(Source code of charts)
- - -
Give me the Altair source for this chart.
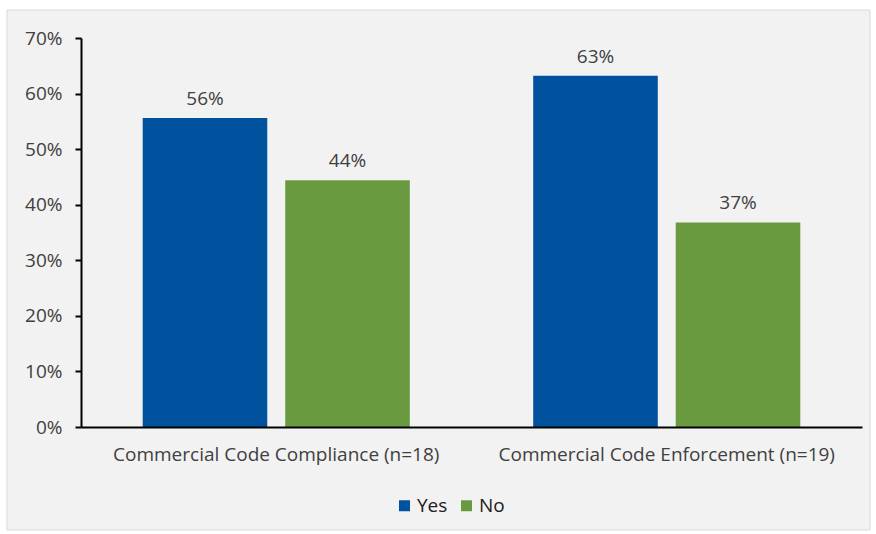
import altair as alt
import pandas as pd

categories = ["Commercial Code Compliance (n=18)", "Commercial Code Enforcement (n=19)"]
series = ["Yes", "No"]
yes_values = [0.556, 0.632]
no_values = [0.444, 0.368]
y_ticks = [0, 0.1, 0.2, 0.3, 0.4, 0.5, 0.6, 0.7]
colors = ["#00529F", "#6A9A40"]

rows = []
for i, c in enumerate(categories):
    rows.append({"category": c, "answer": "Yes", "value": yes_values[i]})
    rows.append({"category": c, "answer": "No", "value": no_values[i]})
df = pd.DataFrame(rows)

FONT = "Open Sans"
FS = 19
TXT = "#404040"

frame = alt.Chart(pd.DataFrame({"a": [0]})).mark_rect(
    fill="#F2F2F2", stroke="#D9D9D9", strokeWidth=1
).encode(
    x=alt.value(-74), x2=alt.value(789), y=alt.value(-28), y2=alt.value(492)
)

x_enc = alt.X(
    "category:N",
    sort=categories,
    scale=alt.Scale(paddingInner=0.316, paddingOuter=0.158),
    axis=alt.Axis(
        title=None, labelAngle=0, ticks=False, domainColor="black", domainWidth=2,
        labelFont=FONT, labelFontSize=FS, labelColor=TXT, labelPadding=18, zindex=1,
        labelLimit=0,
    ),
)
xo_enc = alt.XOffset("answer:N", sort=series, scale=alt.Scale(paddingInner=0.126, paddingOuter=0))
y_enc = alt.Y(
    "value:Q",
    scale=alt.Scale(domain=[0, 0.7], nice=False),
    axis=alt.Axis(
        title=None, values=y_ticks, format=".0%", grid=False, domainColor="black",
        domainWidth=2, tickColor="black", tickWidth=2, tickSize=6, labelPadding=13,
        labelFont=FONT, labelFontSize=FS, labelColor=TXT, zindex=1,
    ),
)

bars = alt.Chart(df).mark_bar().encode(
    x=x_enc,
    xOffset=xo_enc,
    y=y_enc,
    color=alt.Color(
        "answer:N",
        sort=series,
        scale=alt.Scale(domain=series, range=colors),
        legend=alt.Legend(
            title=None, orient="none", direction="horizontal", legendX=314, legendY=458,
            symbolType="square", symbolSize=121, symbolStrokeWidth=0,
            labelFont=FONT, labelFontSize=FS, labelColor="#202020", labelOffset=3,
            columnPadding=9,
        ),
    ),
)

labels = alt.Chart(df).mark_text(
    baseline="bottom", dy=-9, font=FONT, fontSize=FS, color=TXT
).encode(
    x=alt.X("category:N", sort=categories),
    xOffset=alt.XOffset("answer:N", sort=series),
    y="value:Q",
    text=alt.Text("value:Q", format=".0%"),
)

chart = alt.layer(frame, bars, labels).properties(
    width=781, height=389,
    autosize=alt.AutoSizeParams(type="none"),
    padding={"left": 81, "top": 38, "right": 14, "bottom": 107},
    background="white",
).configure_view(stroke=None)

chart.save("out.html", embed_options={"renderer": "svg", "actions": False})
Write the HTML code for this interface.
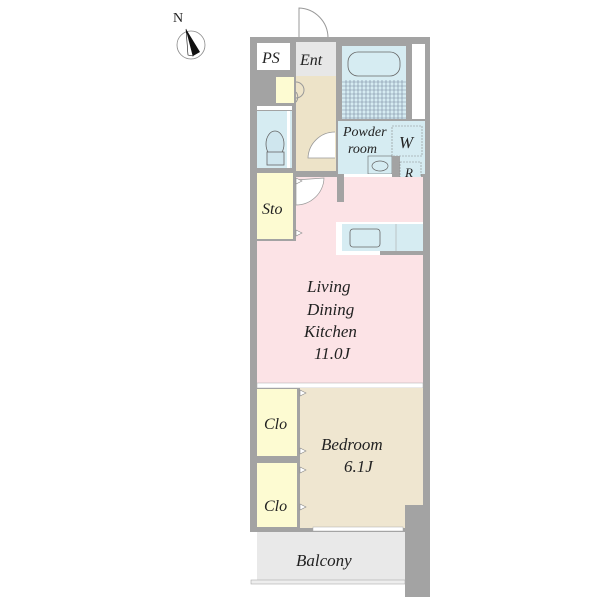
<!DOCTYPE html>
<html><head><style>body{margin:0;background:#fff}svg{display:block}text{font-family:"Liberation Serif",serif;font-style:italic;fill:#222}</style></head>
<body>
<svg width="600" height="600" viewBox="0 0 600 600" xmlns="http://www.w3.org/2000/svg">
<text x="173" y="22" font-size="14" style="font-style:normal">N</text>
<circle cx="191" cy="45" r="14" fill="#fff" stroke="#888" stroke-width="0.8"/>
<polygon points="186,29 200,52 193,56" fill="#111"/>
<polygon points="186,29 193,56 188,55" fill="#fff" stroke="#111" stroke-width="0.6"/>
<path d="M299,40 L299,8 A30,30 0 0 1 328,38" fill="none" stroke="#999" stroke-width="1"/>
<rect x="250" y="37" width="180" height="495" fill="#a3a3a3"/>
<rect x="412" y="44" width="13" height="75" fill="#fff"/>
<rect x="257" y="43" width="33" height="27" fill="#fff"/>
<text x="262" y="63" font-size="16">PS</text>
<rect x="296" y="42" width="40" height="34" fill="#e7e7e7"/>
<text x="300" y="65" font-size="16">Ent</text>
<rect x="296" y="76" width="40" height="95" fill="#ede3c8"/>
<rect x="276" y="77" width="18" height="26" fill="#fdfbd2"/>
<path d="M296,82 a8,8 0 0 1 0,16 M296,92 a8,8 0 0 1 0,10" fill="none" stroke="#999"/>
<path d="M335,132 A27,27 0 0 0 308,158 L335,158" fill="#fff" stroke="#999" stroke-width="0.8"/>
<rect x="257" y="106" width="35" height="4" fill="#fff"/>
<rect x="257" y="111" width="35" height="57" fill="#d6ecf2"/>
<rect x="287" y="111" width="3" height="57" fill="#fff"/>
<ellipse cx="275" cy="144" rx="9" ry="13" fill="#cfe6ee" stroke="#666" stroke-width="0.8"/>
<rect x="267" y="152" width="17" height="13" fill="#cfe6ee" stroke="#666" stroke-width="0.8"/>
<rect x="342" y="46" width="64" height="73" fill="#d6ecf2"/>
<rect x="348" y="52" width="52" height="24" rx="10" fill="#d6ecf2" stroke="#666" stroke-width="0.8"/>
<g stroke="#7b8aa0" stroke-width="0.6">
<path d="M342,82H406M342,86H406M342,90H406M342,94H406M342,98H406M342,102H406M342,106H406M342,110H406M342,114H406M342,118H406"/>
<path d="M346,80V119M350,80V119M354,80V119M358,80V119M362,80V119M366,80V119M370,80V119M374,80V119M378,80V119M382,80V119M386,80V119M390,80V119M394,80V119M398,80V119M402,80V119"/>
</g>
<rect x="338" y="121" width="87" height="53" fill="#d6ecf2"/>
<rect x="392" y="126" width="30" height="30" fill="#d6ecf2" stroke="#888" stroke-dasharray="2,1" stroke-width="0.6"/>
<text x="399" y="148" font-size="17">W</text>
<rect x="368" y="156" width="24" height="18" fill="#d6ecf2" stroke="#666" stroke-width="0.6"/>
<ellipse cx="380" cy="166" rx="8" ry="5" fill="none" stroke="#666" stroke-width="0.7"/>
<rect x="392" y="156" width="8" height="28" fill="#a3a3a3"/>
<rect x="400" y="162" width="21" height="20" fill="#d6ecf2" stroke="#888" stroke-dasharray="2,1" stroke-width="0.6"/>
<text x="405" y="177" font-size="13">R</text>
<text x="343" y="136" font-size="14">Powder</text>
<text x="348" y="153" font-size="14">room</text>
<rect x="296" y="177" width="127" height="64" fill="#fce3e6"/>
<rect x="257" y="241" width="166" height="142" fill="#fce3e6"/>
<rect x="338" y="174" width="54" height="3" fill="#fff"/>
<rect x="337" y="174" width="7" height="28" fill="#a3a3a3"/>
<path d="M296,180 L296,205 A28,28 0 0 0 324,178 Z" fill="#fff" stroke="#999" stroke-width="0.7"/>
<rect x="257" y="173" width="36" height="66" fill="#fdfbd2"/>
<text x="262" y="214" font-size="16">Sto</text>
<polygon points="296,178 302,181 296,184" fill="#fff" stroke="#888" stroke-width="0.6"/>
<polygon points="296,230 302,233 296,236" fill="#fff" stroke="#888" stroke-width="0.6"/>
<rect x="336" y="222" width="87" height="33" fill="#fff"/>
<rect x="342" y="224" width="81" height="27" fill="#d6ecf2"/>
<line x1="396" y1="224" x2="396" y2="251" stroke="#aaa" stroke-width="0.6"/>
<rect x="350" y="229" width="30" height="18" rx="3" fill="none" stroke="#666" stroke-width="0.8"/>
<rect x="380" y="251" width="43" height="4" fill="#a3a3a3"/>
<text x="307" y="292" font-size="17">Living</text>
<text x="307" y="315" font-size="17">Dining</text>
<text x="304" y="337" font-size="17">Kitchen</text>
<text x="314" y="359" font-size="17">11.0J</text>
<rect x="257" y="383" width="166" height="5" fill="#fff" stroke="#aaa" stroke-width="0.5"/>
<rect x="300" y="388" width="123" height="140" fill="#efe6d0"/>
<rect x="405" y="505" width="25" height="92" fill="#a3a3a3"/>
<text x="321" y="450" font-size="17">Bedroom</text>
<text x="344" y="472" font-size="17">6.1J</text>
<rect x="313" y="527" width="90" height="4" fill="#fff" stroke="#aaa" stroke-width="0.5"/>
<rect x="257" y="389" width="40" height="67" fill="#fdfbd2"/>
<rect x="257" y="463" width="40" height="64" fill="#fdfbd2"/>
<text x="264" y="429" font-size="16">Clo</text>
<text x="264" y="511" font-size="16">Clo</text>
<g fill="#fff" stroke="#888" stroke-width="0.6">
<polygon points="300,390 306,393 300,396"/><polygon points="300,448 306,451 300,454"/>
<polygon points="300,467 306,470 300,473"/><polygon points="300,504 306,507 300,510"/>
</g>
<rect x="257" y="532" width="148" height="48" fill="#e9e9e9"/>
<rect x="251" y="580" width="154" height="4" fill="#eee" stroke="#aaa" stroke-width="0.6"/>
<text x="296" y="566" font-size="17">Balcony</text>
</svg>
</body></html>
- - -
Which lines include the word "this"? Copy every one of them.

Give me the Altair source for this chart.
Write the HTML code for this interface.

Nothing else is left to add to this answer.